Ella has been home for more than a week now. It's hard to believe that it was four weeks ago today that she went on her 18-day adventure. It's a little more than half the time I spent on the camino in Spain three years ago. On my right foot I have a tattoo that marks that time. On her right paw is a patch that I don't ever think will grow hair back. I blogged about my whole adventure -and hers from my perspective. Now that she's home I like to imagine all the adventures she might have had.
When Ella was gone, my house was really quiet. No dog softly snoring. No dog barking at the mailman. No dog following me around the house. The object of my daily love and affection - as canine as she might be - was missing.
I could have given up on finding her. I think many people do. But through the whole ordeal I knew I had to listen to the love in my heart, and not to the fear. Both were there for sure, but I made a choice to follow love.
This may sound corny to some, but I think the internal battle that leads one to either follow love or to follow fear, is a very real one. This, being just one of the lessons I learned in that 18 days, helped me shed light on so many other things that I hadn't been able to understand. Some I still don't.

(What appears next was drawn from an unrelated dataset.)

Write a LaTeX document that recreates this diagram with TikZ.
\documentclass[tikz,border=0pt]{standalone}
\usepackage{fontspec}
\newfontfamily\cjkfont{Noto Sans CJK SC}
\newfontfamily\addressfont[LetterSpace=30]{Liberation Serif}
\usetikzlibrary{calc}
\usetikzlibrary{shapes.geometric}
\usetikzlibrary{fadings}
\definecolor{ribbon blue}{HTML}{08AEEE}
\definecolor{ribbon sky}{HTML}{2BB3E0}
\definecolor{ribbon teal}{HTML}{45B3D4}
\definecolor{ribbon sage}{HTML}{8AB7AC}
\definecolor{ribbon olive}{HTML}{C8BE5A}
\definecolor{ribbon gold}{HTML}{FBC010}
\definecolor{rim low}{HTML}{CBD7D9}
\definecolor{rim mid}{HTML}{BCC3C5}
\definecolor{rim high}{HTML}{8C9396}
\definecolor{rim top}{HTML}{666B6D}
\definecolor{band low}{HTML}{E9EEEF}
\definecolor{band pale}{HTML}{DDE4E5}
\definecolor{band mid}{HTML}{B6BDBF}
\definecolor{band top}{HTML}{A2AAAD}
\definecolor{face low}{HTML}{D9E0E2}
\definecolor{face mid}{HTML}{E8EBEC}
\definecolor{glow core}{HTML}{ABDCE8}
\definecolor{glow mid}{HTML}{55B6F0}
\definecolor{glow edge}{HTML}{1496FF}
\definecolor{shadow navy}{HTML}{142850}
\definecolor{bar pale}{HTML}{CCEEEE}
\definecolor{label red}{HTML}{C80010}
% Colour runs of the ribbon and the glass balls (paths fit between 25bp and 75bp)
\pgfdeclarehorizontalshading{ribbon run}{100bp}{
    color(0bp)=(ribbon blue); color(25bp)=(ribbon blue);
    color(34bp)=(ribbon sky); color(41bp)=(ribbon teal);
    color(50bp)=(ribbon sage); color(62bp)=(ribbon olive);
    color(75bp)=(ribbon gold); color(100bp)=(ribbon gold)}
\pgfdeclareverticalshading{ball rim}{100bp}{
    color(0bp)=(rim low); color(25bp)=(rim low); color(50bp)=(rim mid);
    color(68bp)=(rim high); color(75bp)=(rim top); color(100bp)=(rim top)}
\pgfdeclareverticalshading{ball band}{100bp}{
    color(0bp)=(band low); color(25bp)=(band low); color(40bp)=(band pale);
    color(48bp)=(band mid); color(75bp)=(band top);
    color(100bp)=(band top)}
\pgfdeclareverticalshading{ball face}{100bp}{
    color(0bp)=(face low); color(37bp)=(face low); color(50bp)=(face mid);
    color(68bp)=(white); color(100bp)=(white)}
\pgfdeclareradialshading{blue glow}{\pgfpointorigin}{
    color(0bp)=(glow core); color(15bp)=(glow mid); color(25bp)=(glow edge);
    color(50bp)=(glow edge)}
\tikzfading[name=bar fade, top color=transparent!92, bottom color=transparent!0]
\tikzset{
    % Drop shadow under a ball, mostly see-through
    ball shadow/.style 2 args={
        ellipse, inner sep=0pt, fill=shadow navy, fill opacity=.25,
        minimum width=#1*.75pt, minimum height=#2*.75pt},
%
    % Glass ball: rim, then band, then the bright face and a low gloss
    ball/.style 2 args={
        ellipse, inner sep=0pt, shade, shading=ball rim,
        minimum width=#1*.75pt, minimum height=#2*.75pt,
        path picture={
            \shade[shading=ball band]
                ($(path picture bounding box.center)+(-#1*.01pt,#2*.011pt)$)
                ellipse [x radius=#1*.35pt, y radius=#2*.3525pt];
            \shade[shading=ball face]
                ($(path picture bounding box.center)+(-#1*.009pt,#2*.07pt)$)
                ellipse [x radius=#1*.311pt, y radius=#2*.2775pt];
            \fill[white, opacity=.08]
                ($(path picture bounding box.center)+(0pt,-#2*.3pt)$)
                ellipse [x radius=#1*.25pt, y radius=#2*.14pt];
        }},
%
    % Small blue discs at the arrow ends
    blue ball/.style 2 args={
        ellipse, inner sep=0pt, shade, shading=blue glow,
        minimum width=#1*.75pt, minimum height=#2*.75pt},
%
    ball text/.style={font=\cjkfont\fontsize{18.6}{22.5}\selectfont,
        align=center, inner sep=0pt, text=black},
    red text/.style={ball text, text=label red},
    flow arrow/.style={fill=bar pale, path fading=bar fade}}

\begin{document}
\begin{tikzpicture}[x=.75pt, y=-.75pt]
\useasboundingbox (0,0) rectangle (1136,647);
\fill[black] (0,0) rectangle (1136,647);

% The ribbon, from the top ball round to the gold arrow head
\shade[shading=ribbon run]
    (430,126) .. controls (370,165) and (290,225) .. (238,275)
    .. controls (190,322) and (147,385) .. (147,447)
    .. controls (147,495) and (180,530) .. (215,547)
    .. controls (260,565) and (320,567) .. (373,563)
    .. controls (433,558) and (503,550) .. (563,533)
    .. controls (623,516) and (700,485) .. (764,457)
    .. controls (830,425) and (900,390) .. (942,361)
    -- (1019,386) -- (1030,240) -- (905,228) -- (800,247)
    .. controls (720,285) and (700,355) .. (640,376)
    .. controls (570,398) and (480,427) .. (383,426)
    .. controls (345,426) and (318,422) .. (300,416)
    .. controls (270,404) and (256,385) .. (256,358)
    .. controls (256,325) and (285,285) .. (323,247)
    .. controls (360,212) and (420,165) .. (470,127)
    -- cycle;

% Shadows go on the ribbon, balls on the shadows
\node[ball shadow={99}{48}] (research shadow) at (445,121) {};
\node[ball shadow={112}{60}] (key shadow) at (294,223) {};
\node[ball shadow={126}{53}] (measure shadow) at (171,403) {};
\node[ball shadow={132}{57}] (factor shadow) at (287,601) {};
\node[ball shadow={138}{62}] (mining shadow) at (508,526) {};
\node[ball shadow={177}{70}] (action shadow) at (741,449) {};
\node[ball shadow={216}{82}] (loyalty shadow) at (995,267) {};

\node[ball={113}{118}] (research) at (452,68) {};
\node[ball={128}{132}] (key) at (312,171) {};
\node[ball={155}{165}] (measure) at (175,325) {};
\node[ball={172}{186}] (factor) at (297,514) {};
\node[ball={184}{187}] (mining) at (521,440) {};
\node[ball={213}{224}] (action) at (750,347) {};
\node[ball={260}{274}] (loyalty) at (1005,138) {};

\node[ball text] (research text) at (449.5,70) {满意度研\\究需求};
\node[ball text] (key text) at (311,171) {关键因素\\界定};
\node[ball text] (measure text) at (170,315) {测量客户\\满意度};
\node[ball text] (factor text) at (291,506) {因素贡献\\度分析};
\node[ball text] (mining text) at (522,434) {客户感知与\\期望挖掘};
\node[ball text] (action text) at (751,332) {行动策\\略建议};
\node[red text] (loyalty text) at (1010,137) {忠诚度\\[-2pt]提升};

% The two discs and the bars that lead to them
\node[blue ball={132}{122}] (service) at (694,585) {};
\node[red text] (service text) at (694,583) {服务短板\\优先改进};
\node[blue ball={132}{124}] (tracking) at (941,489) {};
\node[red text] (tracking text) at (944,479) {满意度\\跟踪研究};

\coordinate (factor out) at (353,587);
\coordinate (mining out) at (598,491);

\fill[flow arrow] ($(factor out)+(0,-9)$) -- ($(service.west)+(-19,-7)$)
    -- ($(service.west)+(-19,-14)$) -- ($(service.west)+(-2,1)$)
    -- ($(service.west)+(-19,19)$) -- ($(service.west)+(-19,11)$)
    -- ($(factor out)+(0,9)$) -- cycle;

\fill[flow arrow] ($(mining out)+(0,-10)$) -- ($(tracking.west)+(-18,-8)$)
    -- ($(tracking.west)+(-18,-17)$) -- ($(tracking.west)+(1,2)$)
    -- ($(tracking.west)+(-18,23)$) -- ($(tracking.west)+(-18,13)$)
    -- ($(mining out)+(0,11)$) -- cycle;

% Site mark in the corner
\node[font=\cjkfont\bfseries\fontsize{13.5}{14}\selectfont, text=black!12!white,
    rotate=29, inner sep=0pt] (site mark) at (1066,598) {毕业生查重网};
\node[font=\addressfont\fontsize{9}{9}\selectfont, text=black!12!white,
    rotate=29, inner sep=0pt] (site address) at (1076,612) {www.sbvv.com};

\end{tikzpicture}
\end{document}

But there's something there in that fear vs. love argument....
Not only during the time Ella was missing but since she's come back, I'm sorry to say that I've learned that several of my friends have been going through their own hard times. If it weren't for me sharing as much as I did about the Ella ordeal, I don't know if they would have felt they could share with me and others. I'm thankful that they have. And in all of their situationsI'm rooting for them to win, rooting for love to win, and rooting for their happy endings. Because all of those things CAN happen.
Here here, GG. You showed us all that sad stories need not have sad endings.